Honorio FEITO | Martes 07 de junio de 2016
Es indiscutible que Donald Trump destaca en la vida política norteamericana, y mundial, con la fuerza de un ciclón; que su manera de dirigirse a sus seguidores desencadena críticas entre los escépticos y analistas que se rigen por lo políticamente correcto, y que sus manifestaciones acerca de los problemas actuales, sin pelos en la lengua, según la expresión popular, encierran muchas incógnitas acerca de cuál puede ser su comportamiento si llega a ocupar la Casa Blanca.
El político y empresario norteamericano irrumpió en la escena política desde una posición ambivalente: era un outsider, con la desventaja de no conocer el funcionamiento interno del sistema y del ejercicio de la política, pero con el beneficio de presentarse como un valor en alza, un soplo de aire limpio y fresco, que vino a renovar a la viciada infraestructura en que se han convertido los partidos políticos en este sistema partitocrático semiagotado. Su mensaje llegó claro a los miles de norteamericanos que se sienten ninguneados por las actitudes de buenismo social que los políticos mediocres suelen ofrecer como solución a sus propias incapacidades.
Su desembarco en la escena política corresponde a un personaje desafiante, que dice lo que muchos piensan pero ninguno se atreve a decir; que reta a la norma establecida; que es crítico e hiriente con las minorías; porque el buenismo mal entendido lleva a otorgar derechos a quien no los tiene a cambio de quitárselos a quien los ha pagado con sus impuestos. Tema delicado, especialmente para los políticos que prefieren utilizar la demagogia para resolver, mientras buscan soluciones con las que compensar las desigualdades sociales. Trump aboga aquí por no quitar a quien ha pagado con sus impuestos a lo largo de los años, un bienestar de futuro incierto ante las dificultades económicas que impone la coyuntura internacional.
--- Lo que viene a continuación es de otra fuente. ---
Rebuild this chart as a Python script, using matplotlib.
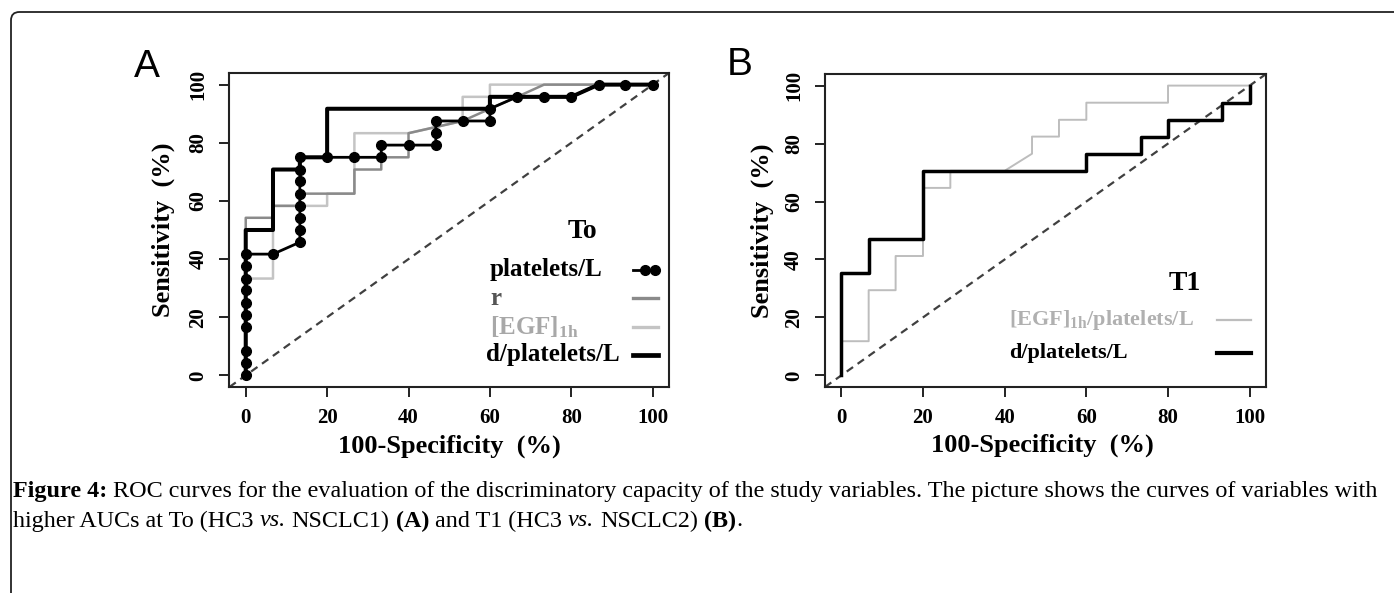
import matplotlib
matplotlib.use("Agg")
import matplotlib.pyplot as plt
from matplotlib.lines import Line2D
from matplotlib.patches import FancyBboxPatch

plt.rcParams['font.family'] = ['Liberation Serif', 'DejaVu Serif']
plt.rcParams['mathtext.fontset'] = 'custom'
plt.rcParams['mathtext.rm'] = 'Liberation Serif'
plt.rcParams['mathtext.bf'] = 'Liberation Serif:bold'
plt.rcParams['mathtext.it'] = 'Liberation Serif:italic'

# ---- panel A (To) ----
platelets_x = [0, 0, 0, 0, 0, 0, 0, 0, 0, 0, 6.7,
               13.3, 13.3, 13.3, 13.3, 13.3, 13.3, 13.3, 13.3,
               20, 26.7, 33.3, 33.3, 40, 46.7, 46.7, 46.7, 53.3, 60, 60,
               66.7, 73.3, 80, 86.7, 93.3, 100]
platelets_y = [0, 4.2, 8.3, 16.7, 20.8, 25, 29.2, 33.3, 37.5, 41.7, 41.7,
               45.8, 50, 54.2, 58.3, 62.5, 66.7, 70.8, 75,
               75, 75, 75, 79.2, 79.2, 79.2, 83.3, 87.5, 87.5, 87.5, 91.7,
               95.8, 95.8, 95.8, 100, 100, 100]

dpl_a_x = [0, 0, 6.7, 6.7, 13.3, 13.3, 20, 20, 60, 60, 80, 86.7, 100]
dpl_a_y = [0, 50, 50, 70.8, 70.8, 75, 75, 91.7, 91.7, 95.8, 95.8, 100, 100]

r_x = [0, 0, 6.7, 6.7, 13.3, 13.3, 26.7, 26.7, 33.3, 33.3, 40, 40, 53.3, 60, 66.7, 73.3, 100]
r_y = [0, 54.2, 54.2, 58.3, 58.3, 62.5, 62.5, 70.8, 70.8, 75, 75, 83.3, 87.5, 91.7, 95.8, 100, 100]

egf_a_x = [0, 0, 6.7, 6.7, 20, 20, 26.7, 26.7, 40, 53.3, 53.3, 60, 60, 100]
egf_a_y = [0, 33.3, 33.3, 58.3, 58.3, 62.5, 62.5, 83.3, 83.3, 87.5, 95.8, 95.8, 100, 100]

# ---- panel B (T1) ----
egf_b_x = [0, 0, 6.7, 6.7, 13.3, 13.3, 20, 20, 26.7, 26.7, 40, 46.7, 46.7,
           53.3, 53.3, 60, 60, 80, 80, 100]
egf_b_y = [0, 11.8, 11.8, 29.4, 29.4, 41.2, 41.2, 64.7, 64.7, 70.6, 70.6, 76.5, 82.4,
           82.4, 88.2, 88.2, 94.1, 94.1, 100, 100]

dpl_b_x = [0, 0, 6.7, 6.7, 20, 20, 60, 60, 73.3, 73.3, 80, 80, 93.3, 93.3, 100, 100]
dpl_b_y = [0, 35.3, 35.3, 47.1, 47.1, 70.6, 70.6, 76.5, 76.5, 82.4, 82.4, 88.2, 88.2, 94.1, 94.1, 100]

ticks = [0, 20, 40, 60, 80, 100]
diag = [0, 100]

labels_a = ['platelets/L', 'r', r'[EGF]$_{\mathbf{1h}}$', 'd/platelets/L']
labels_b = [r'[EGF]$_{\mathbf{1h}}$/platelets/L', 'd/platelets/L']

DARK = '#8a8a8a'
LIGHT = '#c4c4c4'

fig = plt.figure(figsize=(13.94, 5.93), dpi=100)

# outer frame (only the top-left part lies inside the picture)
frame = FancyBboxPatch((11 / 1394, -0.2), 1.2, (593 - 12) / 593 + 0.2,
                       boxstyle="round,pad=0,rounding_size=0.006",
                       mutation_aspect=1394 / 593,
                       transform=fig.transFigure, fill=False,
                       lw=1.3, ec='#222222')
fig.patches.append(frame)

axA = fig.add_axes([0.1646, 0.3474, 0.3153, 0.5295])
axB = fig.add_axes([0.5918, 0.3474, 0.3164, 0.5278])


def style_axes(ax):
    ax.set_xlim(-4, 104)
    ax.set_ylim(-4, 104)
    ax.set_xticks(ticks)
    ax.set_yticks(ticks)
    for s in ax.spines.values():
        s.set_linewidth(1.5)
        s.set_color('#222222')
    ax.tick_params(direction='out', length=7, width=1.4, color='#222222',
                   labelsize=15, pad=8)
    ax.tick_params(axis='y', labelrotation=90)
    for lab in ax.get_xticklabels() + ax.get_yticklabels():
        lab.set_fontweight('bold')
    for lab in ax.get_yticklabels():
        lab.set_va('center')
    ax.axline((diag[0], diag[0]), (diag[1], diag[1]), color='#404040',
              lw=1.6, ls=(0, (3.5, 2.5)), zorder=1)


def key(ax, x0, x1, y, **kw):
    # legend key drawn in axes fraction
    ax.add_line(Line2D([x0, x1], [y, y], transform=ax.transAxes, **kw))


style_axes(axA)
style_axes(axB)

# panel A curves
axA.plot(egf_a_x, egf_a_y, color=LIGHT, lw=1.8, zorder=2)
axA.plot(r_x, r_y, color=DARK, lw=1.8, zorder=3)
axA.plot(dpl_a_x, dpl_a_y, color='black', lw=2.9, zorder=4)
axA.plot(platelets_x, platelets_y, color='black', lw=2.0, marker='o',
         ms=7, zorder=5)

axA.set_xlabel('100-Specificity  (%)', fontsize=19, fontweight='bold')
axA.set_ylabel('Sensitivity  (%)', fontsize=19, fontweight='bold')
axA.xaxis.set_label_coords(0.50, -0.19)
axA.yaxis.set_label_coords(-0.151, 0.5)
axA.xaxis.label.set_va('center')
axA.yaxis.label.set_va('center')

# legend A
rows_a = [0.3726, 0.2834, 0.191, 0.1019]
cols_a = ['black', '#555555', '#a8a8a8', 'black']
left_a = [0.5927, 0.5927, 0.5927, 0.5836]
for lab, y, c, x in zip(labels_a, rows_a, cols_a, left_a):
    axA.text(x, y, lab, transform=axA.transAxes, ha='left', va='center',
             fontsize=18, fontweight='bold', color=c)
key(axA, 0.918, 0.975, rows_a[0], color='black', lw=2.0)
axA.plot([0.945, 0.968], [rows_a[0], rows_a[0]], 'o', color='black', ms=7,
         transform=axA.transAxes)
key(axA, 0.918, 0.975, rows_a[1], color=DARK, lw=2.4)
key(axA, 0.918, 0.975, rows_a[2], color=LIGHT, lw=2.4)
key(axA, 0.918, 0.975, rows_a[3], color='black', lw=3.4)
axA.text(0.804, 0.494, 'To', transform=axA.transAxes, ha='center', va='center',
         fontsize=20, fontweight='bold')

# panel B curves
axB.plot(egf_b_x, egf_b_y, color='#bdbdbd', lw=1.4, zorder=2)
axB.plot(dpl_b_x, dpl_b_y, color='black', lw=2.5, zorder=4)

axB.set_xlabel('100-Specificity  (%)', fontsize=19, fontweight='bold')
axB.set_ylabel('Sensitivity  (%)', fontsize=19, fontweight='bold')
axB.xaxis.set_label_coords(0.494, -0.185)
axB.yaxis.set_label_coords(-0.141, 0.5)
axB.xaxis.label.set_va('center')
axB.yaxis.label.set_va('center')

# legend B
rows_b = [0.214, 0.1086]
cols_b = ['#b0b0b0', 'black']
for lab, y, c in zip(labels_b, rows_b, cols_b):
    axB.text(0.417, y, lab, transform=axB.transAxes, ha='left', va='center',
             fontsize=16, fontweight='bold', color=c)
key(axB, 0.889, 0.966, rows_b[0], color='#bdbdbd', lw=1.6)
key(axB, 0.889, 0.966, rows_b[1], color='black', lw=3.0)
axB.text(0.816, 0.332, 'T1', transform=axB.transAxes, ha='center', va='center',
         fontsize=20, fontweight='bold')

# panel letters
fig.text(147 / 1394, 1 - 67 / 593, 'A', family='Liberation Sans', fontsize=28,
         ha='center', va='center')
fig.text(740 / 1394, 1 - 65 / 593, 'B', family='Liberation Sans', fontsize=28,
         ha='center', va='center')

# caption, drawn piece by piece so bold / italic parts sit inline
line1 = [('Figure 4:', 'bold', 'normal', False),
         ('ROC curves for the evaluation of the discriminatory capacity of the study '
          'variables. The picture shows the curves of variables with', 'normal', 'normal', True)]
line2 = [('higher AUCs at To (HC3', 'normal', 'normal', False),
         ('vs.', 'normal', 'italic', True),
         ('NSCLC1)', 'normal', 'normal', True),
         ('(A)', 'bold', 'normal', True),
         ('and T1 (HC3', 'normal', 'normal', True),
         ('vs.', 'normal', 'italic', True),
         ('NSCLC2)', 'normal', 'normal', True),
         ('(B)', 'bold', 'normal', True),
         ('.', 'normal', 'normal', False)]


def rich_line(parts, x, y, size):
    renderer = fig.canvas.get_renderer()
    arts = []
    for text, weight, style, space in parts:
        if space:
            x += 0.25 * size * 100 / 72 / fig.bbox.width
        t = fig.text(x, y, text, fontsize=size, fontweight=weight, fontstyle=style,
                     ha='left', va='center')
        x += t.get_window_extent(renderer).width / fig.bbox.width
        arts.append(t)
    return arts, x


x0 = 13 / 1394
arts, xend = rich_line(line1, x0, 1 - 491 / 593, 14)
size = 14 * (1372 / 1394) / (xend - x0)
for a in arts:
    a.remove()
rich_line(line1, x0, 1 - 491 / 593, size)
rich_line(line2, x0, 1 - 521 / 593, size)

fig.savefig('out.png', dpi=100)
Y no es en absoluto tímido cuando se trata de llamar al pan pan y al vino vino, a la hora de marcar las referencias.
Ha sido capaz de devolver la autoestima a la mayoría blanca anglosajona que vive en los Estados Unidos, y ha estado dispuesto y decidido a encabezar una marcha por la recuperación del voto, usurpado en los últimos años por la aplicación de medidas desconsideradas contra esa mayoría blanca anglosajona. Por eso sus mítines son una provocación para los votantes negros y latinos, como dicen ahora, aunque lo correcto es decir minoría hispana o ibérica.
Sería un error considerar a Trump una caricatura de sí mismo, que es un juego que gusta practicar a la prensa oficial para presentar ante los votantes a un excéntrico. Se podrían establecer teorías que expliquen el por qué es un hecho que Donald Trump representa una opción política diferente, una figura capaz de encarnar la revolución de los inocentes, en este tablero de la política donde comienza ya a ser una evidencia que el currículo de un candidato no es ya un activo. O sea, donde no valen ya gestores de reconocida capacidad sino productos del marketing o, en el peor de los casos, manipuladores y actores de escraches.
La emergente figura de Donald Trump no es producto de un accidente político, sino fruto de un cúmulo de errores que han llevado la situación a límites peligrosos. Los peor parados serán, bajo su presidencia, si lo llega a conseguir, aquellos que desafiando las normas han cruzado las fronteras sin avales, y se ocupan de trabajos domésticos mal pagados y mal conceptuados, léase hispano en general y mexicanos en particular. Y los críticos mejor harían en hacer un examen de conciencia a fondo que exponer ante los electores una deformación de la realidad.
Si llegara a ocupar el Despacho Oval de la Casa Blanca, su prioridad sería devolver a los Estados Unidos la hegemonía que le corresponde en el mundo occidental. La construcción de una valla, a lo largo de la frontera con México, asoma como un elemento discordante y simbólico, pero en fondo subyace la necesidad de controlar las fronteras para evitar el trasiego de personas ajenas a los registros oficiales, dejando en evidencia los resortes de un estado poderoso, como ocurrió durante el ataque a las Torres Gemelas de Nueva York. O sea, que Trump, por encima del chiste fácil y tonto de muchos tontos sumados a la tarea de ironizar o envenenar la imagen de un candidato a la Casa Blanca, tratará de devolver a los Estados Unidos el lustre que, según él y muchos miles de norteamericanos, les ha sido arrebatado.